##### DATASET EXTRACT #####
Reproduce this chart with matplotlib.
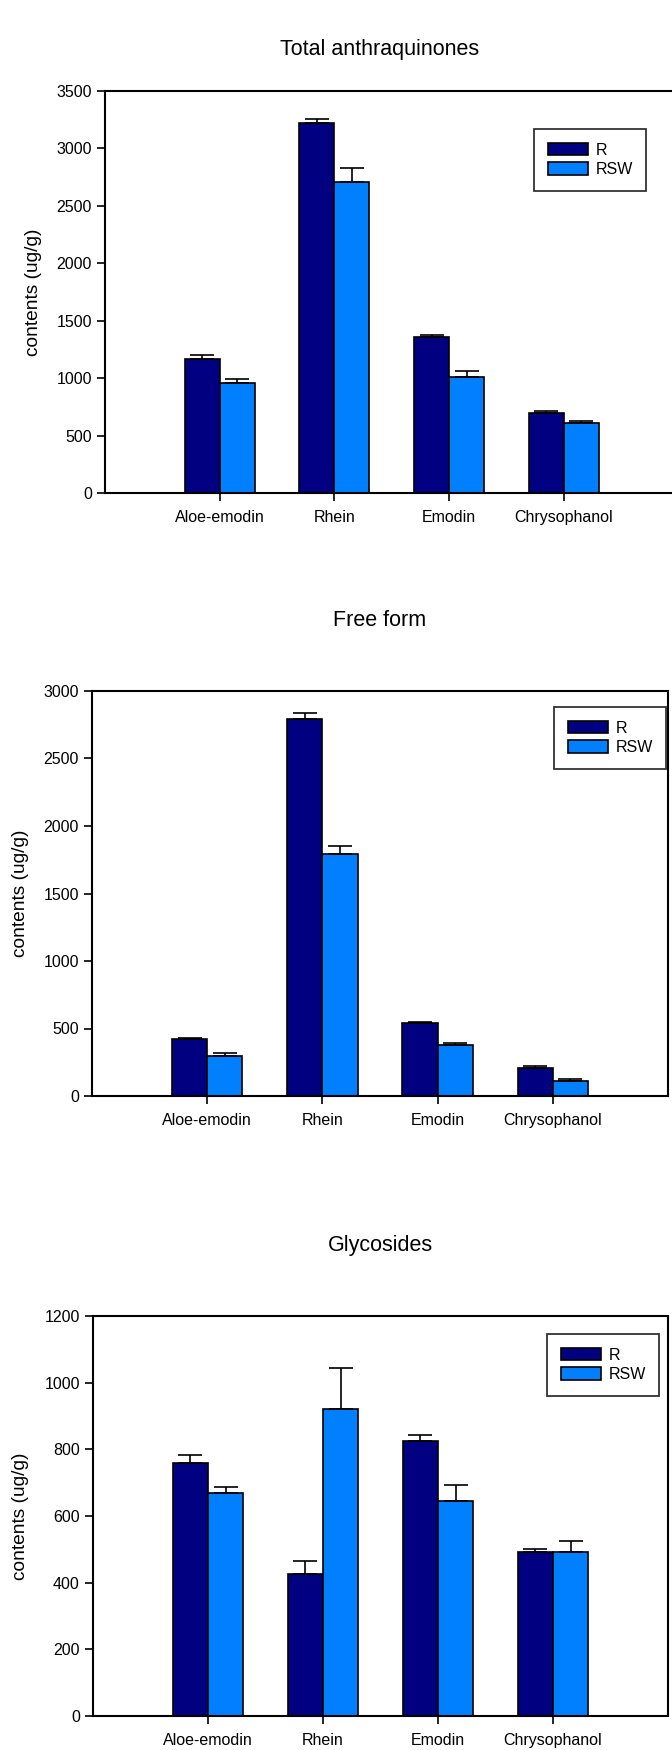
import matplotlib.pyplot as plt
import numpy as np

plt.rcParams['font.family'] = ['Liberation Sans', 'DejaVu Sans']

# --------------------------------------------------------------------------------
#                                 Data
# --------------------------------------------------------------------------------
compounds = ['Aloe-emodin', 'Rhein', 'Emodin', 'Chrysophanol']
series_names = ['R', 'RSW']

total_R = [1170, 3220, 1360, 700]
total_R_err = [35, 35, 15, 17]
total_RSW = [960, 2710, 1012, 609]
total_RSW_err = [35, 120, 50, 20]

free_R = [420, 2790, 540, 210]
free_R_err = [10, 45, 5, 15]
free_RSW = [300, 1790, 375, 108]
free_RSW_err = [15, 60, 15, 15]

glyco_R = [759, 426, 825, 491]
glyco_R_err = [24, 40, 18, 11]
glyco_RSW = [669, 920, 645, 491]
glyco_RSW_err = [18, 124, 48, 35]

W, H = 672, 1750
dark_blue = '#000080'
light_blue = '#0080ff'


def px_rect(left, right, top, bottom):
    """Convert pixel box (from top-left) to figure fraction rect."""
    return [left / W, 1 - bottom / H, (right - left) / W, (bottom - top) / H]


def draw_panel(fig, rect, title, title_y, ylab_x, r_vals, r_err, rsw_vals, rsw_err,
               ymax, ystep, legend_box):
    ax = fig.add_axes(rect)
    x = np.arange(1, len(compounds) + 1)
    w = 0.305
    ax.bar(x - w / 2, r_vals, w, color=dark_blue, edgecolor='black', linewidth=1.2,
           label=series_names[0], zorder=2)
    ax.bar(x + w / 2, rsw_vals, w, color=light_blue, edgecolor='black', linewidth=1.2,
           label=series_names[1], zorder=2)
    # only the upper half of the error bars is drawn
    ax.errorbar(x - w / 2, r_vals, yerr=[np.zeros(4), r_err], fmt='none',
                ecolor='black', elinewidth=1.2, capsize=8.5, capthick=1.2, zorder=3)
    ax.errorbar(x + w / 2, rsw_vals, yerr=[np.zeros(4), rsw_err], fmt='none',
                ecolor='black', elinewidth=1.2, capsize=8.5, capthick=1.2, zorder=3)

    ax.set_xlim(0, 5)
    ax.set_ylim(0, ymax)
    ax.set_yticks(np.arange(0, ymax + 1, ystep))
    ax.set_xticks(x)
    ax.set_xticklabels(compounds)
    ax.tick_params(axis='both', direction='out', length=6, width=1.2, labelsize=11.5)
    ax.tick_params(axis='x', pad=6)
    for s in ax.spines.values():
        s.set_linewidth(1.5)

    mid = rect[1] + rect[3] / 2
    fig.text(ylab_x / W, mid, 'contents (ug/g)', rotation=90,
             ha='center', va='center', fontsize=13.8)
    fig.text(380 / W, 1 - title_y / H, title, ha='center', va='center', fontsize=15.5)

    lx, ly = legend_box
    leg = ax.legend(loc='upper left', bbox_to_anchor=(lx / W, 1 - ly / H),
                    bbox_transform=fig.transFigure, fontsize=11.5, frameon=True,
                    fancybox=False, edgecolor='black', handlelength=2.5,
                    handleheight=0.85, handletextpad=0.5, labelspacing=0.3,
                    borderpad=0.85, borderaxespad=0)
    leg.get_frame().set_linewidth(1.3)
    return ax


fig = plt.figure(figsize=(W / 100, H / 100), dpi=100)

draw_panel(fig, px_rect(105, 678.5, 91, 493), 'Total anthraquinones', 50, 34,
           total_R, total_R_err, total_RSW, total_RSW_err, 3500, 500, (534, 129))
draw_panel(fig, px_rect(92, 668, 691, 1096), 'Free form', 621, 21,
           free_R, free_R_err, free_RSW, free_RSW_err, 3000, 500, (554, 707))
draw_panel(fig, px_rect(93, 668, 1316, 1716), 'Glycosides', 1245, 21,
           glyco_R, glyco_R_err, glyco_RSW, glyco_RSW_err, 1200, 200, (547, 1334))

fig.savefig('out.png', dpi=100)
#####
** WHAT IS REQUIRED **
Leave out the pictures and transcribe everything else exactly.

** SOLUTION **
Reproduce this chart with matplotlib.
import matplotlib.pyplot as plt
import numpy as np

plt.rcParams['font.family'] = ['Liberation Sans', 'DejaVu Sans']

# --------------------------------------------------------------------------------
#                                 Data
# --------------------------------------------------------------------------------
compounds = ['Aloe-emodin', 'Rhein', 'Emodin', 'Chrysophanol']
series_names = ['R', 'RSW']

total_R = [1170, 3220, 1360, 700]
total_R_err = [35, 35, 15, 17]
total_RSW = [960, 2710, 1012, 609]
total_RSW_err = [35, 120, 50, 20]

free_R = [420, 2790, 540, 210]
free_R_err = [10, 45, 5, 15]
free_RSW = [300, 1790, 375, 108]
free_RSW_err = [15, 60, 15, 15]

glyco_R = [759, 426, 825, 491]
glyco_R_err = [24, 40, 18, 11]
glyco_RSW = [669, 920, 645, 491]
glyco_RSW_err = [18, 124, 48, 35]

W, H = 672, 1750
dark_blue = '#000080'
light_blue = '#0080ff'


def px_rect(left, right, top, bottom):
    """Convert pixel box (from top-left) to figure fraction rect."""
    return [left / W, 1 - bottom / H, (right - left) / W, (bottom - top) / H]


def draw_panel(fig, rect, title, title_y, ylab_x, r_vals, r_err, rsw_vals, rsw_err,
               ymax, ystep, legend_box):
    ax = fig.add_axes(rect)
    x = np.arange(1, len(compounds) + 1)
    w = 0.305
    ax.bar(x - w / 2, r_vals, w, color=dark_blue, edgecolor='black', linewidth=1.2,
           label=series_names[0], zorder=2)
    ax.bar(x + w / 2, rsw_vals, w, color=light_blue, edgecolor='black', linewidth=1.2,
           label=series_names[1], zorder=2)
    # only the upper half of the error bars is drawn
    ax.errorbar(x - w / 2, r_vals, yerr=[np.zeros(4), r_err], fmt='none',
                ecolor='black', elinewidth=1.2, capsize=8.5, capthick=1.2, zorder=3)
    ax.errorbar(x + w / 2, rsw_vals, yerr=[np.zeros(4), rsw_err], fmt='none',
                ecolor='black', elinewidth=1.2, capsize=8.5, capthick=1.2, zorder=3)

    ax.set_xlim(0, 5)
    ax.set_ylim(0, ymax)
    ax.set_yticks(np.arange(0, ymax + 1, ystep))
    ax.set_xticks(x)
    ax.set_xticklabels(compounds)
    ax.tick_params(axis='both', direction='out', length=6, width=1.2, labelsize=11.5)
    ax.tick_params(axis='x', pad=6)
    for s in ax.spines.values():
        s.set_linewidth(1.5)

    mid = rect[1] + rect[3] / 2
    fig.text(ylab_x / W, mid, 'contents (ug/g)', rotation=90,
             ha='center', va='center', fontsize=13.8)
    fig.text(380 / W, 1 - title_y / H, title, ha='center', va='center', fontsize=15.5)

    lx, ly = legend_box
    leg = ax.legend(loc='upper left', bbox_to_anchor=(lx / W, 1 - ly / H),
                    bbox_transform=fig.transFigure, fontsize=11.5, frameon=True,
                    fancybox=False, edgecolor='black', handlelength=2.5,
                    handleheight=0.85, handletextpad=0.5, labelspacing=0.3,
                    borderpad=0.85, borderaxespad=0)
    leg.get_frame().set_linewidth(1.3)
    return ax


fig = plt.figure(figsize=(W / 100, H / 100), dpi=100)

draw_panel(fig, px_rect(105, 678.5, 91, 493), 'Total anthraquinones', 50, 34,
           total_R, total_R_err, total_RSW, total_RSW_err, 3500, 500, (534, 129))
draw_panel(fig, px_rect(92, 668, 691, 1096), 'Free form', 621, 21,
           free_R, free_R_err, free_RSW, free_RSW_err, 3000, 500, (554, 707))
draw_panel(fig, px_rect(93, 668, 1316, 1716), 'Glycosides', 1245, 21,
           glyco_R, glyco_R_err, glyco_RSW, glyco_RSW_err, 1200, 200, (547, 1334))

fig.savefig('out.png', dpi=100)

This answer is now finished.